**Exercise brief**
Pick out each line containing the string "matplotlib".

**Raw data**

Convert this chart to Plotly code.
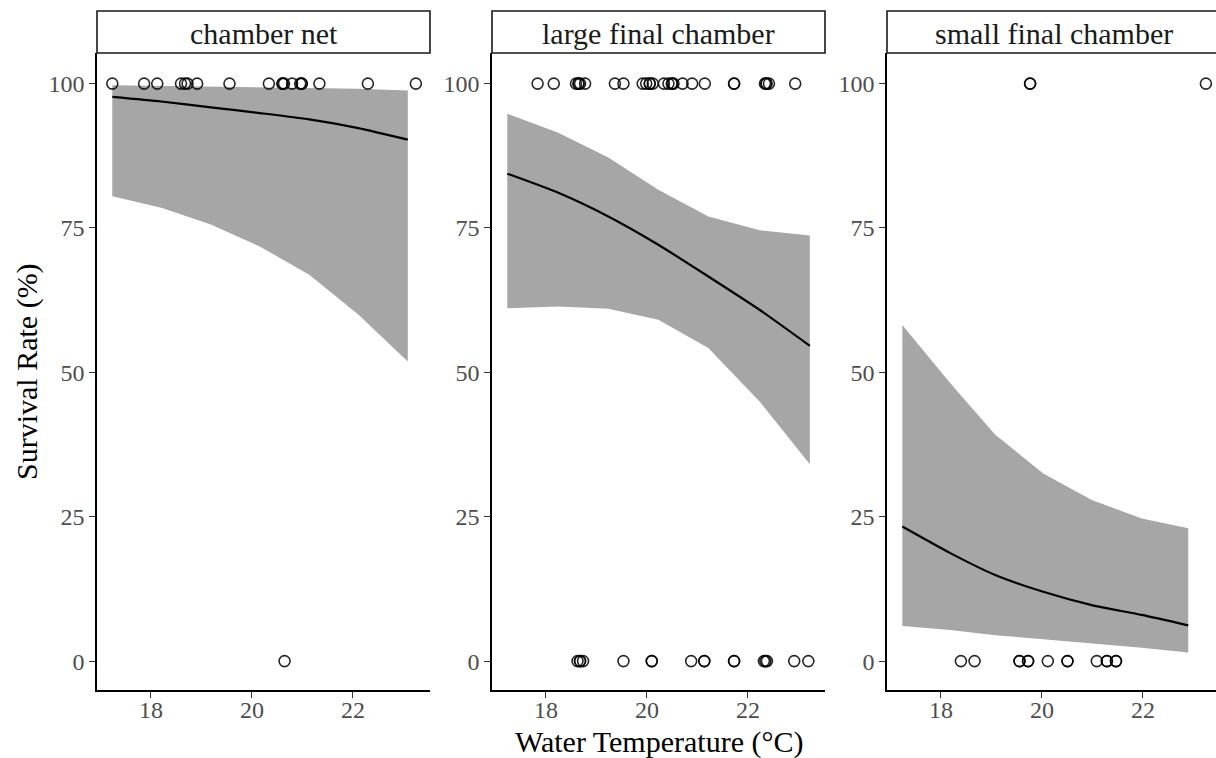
==
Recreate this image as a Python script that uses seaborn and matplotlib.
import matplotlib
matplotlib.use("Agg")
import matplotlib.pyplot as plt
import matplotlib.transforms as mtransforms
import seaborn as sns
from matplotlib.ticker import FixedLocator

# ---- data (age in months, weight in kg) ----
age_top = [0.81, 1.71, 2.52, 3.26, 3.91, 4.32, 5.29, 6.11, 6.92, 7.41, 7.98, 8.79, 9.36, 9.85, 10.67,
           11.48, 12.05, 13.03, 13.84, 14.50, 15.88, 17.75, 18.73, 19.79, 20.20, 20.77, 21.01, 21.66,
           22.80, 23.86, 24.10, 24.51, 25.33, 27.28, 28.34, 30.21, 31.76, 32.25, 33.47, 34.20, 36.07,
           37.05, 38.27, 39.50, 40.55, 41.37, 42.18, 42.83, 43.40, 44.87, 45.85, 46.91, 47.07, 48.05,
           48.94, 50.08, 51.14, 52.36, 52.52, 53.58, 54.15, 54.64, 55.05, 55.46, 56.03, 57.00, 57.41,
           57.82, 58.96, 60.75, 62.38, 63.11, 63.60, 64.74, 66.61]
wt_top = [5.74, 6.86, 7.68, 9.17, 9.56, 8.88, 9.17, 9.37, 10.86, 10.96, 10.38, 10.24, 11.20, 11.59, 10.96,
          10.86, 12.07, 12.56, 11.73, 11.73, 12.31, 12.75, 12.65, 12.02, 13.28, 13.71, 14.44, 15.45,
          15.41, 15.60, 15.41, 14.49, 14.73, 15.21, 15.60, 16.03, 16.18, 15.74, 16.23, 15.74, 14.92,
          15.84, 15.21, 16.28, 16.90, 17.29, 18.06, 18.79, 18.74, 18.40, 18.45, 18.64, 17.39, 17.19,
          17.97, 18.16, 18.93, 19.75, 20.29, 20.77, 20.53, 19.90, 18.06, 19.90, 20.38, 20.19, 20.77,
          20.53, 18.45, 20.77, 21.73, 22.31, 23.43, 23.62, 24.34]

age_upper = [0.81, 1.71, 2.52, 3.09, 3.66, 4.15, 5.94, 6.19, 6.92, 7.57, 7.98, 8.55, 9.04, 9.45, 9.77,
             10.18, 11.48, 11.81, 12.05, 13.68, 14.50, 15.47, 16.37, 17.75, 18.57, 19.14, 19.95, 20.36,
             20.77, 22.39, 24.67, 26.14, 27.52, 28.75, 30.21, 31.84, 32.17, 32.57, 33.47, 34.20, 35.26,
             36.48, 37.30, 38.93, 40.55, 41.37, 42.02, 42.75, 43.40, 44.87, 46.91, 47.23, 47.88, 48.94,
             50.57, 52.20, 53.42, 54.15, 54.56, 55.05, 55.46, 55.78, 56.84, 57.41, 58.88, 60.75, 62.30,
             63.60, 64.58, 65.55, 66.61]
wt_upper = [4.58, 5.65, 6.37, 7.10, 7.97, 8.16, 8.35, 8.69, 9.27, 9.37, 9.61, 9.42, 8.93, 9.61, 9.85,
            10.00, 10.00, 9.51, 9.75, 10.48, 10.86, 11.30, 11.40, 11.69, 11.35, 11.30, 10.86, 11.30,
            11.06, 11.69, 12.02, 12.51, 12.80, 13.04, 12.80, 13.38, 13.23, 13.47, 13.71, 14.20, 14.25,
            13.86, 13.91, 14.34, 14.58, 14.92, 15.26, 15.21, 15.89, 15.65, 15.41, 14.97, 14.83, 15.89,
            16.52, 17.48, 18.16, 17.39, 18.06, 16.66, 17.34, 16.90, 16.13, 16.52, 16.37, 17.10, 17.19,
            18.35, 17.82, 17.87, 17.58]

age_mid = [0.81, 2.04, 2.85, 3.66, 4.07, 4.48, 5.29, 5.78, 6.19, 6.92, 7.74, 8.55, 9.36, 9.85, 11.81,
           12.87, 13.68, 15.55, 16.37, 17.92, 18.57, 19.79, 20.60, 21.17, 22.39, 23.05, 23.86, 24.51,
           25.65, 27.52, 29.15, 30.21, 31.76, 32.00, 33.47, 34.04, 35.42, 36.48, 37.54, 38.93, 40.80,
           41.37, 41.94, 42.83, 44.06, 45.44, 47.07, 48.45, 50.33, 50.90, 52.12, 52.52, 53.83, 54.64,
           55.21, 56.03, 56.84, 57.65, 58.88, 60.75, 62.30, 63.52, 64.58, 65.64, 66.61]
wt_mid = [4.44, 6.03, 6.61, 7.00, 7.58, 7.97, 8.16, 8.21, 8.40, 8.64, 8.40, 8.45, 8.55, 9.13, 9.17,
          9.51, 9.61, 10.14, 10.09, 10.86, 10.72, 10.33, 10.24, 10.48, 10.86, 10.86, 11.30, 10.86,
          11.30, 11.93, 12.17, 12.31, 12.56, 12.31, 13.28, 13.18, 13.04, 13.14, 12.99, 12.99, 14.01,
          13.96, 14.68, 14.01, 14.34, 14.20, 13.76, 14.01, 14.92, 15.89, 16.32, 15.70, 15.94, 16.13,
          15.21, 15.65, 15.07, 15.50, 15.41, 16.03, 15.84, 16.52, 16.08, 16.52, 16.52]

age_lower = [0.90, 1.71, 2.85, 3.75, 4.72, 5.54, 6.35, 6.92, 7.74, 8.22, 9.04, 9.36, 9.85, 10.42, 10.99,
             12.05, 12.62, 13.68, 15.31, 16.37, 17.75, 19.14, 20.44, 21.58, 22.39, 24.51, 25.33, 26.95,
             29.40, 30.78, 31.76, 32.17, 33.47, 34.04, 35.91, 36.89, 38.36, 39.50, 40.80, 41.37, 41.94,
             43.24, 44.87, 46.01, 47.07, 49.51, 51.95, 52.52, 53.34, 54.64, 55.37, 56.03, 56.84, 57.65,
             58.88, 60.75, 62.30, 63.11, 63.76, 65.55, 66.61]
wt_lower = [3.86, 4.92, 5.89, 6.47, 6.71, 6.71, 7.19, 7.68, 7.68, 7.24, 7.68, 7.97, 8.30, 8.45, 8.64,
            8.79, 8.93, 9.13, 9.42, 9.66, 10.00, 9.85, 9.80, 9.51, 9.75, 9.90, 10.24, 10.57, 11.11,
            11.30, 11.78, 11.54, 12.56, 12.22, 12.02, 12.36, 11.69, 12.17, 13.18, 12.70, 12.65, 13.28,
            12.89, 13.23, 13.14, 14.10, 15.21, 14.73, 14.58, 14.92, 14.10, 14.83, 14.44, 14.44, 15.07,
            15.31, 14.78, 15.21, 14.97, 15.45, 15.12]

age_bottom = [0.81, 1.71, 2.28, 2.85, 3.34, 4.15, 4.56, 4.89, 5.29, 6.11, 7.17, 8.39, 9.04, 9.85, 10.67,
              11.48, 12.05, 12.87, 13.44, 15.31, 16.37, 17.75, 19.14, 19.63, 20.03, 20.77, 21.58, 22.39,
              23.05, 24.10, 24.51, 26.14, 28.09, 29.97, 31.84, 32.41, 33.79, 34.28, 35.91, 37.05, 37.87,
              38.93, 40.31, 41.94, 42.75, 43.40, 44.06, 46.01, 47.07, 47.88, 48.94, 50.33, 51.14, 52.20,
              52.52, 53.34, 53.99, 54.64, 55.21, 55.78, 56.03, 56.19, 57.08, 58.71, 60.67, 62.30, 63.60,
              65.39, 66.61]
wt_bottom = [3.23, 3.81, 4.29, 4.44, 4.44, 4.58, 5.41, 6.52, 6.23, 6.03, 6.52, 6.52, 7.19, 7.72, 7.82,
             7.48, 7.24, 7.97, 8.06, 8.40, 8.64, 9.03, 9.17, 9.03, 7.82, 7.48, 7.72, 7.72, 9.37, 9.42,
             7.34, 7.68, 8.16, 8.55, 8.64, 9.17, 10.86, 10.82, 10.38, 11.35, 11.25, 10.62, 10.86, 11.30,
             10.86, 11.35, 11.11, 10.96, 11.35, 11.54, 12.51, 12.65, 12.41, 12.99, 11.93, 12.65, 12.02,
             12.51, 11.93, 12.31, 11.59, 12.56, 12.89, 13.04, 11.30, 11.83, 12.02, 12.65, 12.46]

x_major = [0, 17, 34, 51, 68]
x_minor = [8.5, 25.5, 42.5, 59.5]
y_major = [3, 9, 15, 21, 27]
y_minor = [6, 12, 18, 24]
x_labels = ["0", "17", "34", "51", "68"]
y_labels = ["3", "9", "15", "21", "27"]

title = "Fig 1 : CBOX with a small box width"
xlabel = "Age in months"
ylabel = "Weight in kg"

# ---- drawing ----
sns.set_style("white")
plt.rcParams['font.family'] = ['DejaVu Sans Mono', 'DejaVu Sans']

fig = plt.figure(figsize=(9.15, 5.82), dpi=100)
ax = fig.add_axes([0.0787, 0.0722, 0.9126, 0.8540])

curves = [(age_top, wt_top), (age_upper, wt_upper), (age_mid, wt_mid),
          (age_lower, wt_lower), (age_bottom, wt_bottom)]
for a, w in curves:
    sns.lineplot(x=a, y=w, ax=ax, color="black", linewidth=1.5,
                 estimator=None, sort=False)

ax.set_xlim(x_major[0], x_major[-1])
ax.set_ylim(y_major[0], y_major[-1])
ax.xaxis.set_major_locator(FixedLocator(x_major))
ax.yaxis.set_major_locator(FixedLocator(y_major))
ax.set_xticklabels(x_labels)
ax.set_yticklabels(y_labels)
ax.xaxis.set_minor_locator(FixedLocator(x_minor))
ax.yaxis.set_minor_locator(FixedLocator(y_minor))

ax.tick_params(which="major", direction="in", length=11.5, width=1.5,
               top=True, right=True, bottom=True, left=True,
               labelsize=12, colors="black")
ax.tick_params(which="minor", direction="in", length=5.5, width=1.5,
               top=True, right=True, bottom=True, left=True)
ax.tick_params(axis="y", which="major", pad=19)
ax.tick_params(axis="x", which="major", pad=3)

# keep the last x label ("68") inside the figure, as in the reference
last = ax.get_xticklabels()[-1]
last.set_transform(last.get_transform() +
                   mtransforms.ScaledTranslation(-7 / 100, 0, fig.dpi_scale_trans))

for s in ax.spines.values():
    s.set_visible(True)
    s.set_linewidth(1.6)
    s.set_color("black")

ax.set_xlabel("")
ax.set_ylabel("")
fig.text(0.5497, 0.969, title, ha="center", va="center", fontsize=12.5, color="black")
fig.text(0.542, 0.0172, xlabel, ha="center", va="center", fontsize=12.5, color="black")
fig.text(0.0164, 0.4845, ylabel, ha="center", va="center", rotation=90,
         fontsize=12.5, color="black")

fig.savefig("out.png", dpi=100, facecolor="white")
...
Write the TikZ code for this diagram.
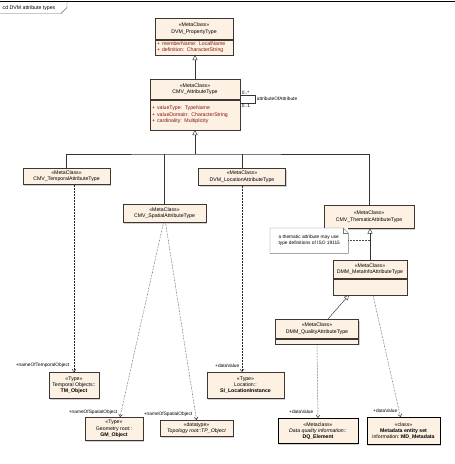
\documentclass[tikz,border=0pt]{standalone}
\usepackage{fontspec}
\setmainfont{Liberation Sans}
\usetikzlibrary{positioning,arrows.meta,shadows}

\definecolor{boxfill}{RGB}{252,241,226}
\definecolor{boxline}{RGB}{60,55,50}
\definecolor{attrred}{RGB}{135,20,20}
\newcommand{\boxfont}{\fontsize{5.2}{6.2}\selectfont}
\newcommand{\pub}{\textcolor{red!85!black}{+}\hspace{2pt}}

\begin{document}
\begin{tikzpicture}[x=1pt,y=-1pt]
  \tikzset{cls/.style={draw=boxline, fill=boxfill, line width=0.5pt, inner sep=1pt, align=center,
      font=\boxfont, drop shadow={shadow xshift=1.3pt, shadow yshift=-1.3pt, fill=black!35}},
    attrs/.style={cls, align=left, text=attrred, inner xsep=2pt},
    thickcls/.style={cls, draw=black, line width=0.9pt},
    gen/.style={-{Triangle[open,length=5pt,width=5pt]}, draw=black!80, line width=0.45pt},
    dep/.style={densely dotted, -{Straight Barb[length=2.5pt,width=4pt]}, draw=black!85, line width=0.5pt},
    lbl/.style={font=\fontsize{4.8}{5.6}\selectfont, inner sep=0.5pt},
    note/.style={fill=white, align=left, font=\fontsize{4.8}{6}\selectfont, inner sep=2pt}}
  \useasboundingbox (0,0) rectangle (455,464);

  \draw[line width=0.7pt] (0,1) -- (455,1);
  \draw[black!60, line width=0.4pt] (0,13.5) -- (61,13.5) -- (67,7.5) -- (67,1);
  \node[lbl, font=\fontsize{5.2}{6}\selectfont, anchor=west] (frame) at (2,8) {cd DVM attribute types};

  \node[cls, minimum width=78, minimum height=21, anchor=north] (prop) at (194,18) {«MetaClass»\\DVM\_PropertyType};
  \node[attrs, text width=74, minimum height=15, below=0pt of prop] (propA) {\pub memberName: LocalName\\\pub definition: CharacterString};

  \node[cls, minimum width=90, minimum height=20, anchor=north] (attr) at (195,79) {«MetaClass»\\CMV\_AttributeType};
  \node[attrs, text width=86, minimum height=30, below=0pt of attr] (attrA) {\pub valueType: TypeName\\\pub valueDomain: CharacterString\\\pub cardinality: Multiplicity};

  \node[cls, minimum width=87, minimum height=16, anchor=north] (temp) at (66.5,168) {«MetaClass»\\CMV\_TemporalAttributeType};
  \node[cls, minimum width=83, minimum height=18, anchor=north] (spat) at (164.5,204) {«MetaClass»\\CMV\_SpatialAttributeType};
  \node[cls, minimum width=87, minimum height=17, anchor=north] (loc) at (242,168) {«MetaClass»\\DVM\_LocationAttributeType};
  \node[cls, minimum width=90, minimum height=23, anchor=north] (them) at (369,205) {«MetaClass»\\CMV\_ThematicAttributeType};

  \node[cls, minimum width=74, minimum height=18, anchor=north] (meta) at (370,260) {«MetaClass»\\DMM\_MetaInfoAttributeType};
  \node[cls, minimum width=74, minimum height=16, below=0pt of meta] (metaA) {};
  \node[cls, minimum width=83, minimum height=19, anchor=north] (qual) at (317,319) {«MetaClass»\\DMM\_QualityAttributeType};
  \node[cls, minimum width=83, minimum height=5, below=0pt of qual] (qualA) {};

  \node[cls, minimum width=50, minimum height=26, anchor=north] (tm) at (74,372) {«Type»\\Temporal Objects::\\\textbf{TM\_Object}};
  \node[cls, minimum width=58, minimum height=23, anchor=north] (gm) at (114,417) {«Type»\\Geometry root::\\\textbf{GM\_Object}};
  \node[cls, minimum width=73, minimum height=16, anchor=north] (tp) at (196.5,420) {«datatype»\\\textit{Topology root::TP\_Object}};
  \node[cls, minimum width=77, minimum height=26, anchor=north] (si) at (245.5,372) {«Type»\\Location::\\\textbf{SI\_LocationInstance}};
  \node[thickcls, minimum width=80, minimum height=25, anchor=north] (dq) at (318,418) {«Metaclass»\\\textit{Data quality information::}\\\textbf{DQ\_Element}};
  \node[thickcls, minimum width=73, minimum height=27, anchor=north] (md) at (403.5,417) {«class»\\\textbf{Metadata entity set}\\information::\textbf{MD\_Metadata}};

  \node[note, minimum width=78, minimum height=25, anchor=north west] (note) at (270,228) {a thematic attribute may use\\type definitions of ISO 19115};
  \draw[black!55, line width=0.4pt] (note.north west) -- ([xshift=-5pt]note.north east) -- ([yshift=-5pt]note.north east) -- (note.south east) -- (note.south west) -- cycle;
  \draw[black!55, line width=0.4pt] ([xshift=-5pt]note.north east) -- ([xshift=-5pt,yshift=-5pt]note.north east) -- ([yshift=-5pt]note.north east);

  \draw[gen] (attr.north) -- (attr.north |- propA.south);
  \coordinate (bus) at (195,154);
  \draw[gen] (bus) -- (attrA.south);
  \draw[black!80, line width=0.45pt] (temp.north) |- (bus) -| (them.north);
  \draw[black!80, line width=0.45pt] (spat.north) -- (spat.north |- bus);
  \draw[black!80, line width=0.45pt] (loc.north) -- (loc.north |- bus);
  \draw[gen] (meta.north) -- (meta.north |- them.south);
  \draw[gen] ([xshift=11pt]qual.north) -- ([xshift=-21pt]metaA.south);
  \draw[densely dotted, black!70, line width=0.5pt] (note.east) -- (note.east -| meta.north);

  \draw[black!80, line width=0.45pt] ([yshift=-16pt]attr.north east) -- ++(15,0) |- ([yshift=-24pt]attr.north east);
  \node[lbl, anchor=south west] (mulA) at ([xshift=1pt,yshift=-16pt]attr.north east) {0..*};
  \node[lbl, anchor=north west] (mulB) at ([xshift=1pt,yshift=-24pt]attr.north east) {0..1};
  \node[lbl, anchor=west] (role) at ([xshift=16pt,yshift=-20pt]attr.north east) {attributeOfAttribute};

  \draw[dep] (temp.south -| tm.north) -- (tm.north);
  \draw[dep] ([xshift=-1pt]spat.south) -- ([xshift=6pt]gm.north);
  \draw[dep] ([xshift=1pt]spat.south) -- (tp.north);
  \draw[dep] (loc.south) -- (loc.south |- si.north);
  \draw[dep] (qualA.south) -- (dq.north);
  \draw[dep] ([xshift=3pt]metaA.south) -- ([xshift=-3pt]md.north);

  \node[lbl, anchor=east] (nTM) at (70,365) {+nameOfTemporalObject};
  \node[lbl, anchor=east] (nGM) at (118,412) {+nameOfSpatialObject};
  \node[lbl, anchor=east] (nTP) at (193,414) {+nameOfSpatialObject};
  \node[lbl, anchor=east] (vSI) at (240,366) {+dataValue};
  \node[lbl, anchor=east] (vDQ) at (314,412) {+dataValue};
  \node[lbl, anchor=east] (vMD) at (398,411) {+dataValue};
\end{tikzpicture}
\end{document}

**Reply to the task**
Recreate this image as a Python script that uses seaborn and matplotlib.
import matplotlib
matplotlib.use("Agg")
import matplotlib.pyplot as plt
import matplotlib.transforms as mtransforms
from matplotlib.ticker import FixedLocator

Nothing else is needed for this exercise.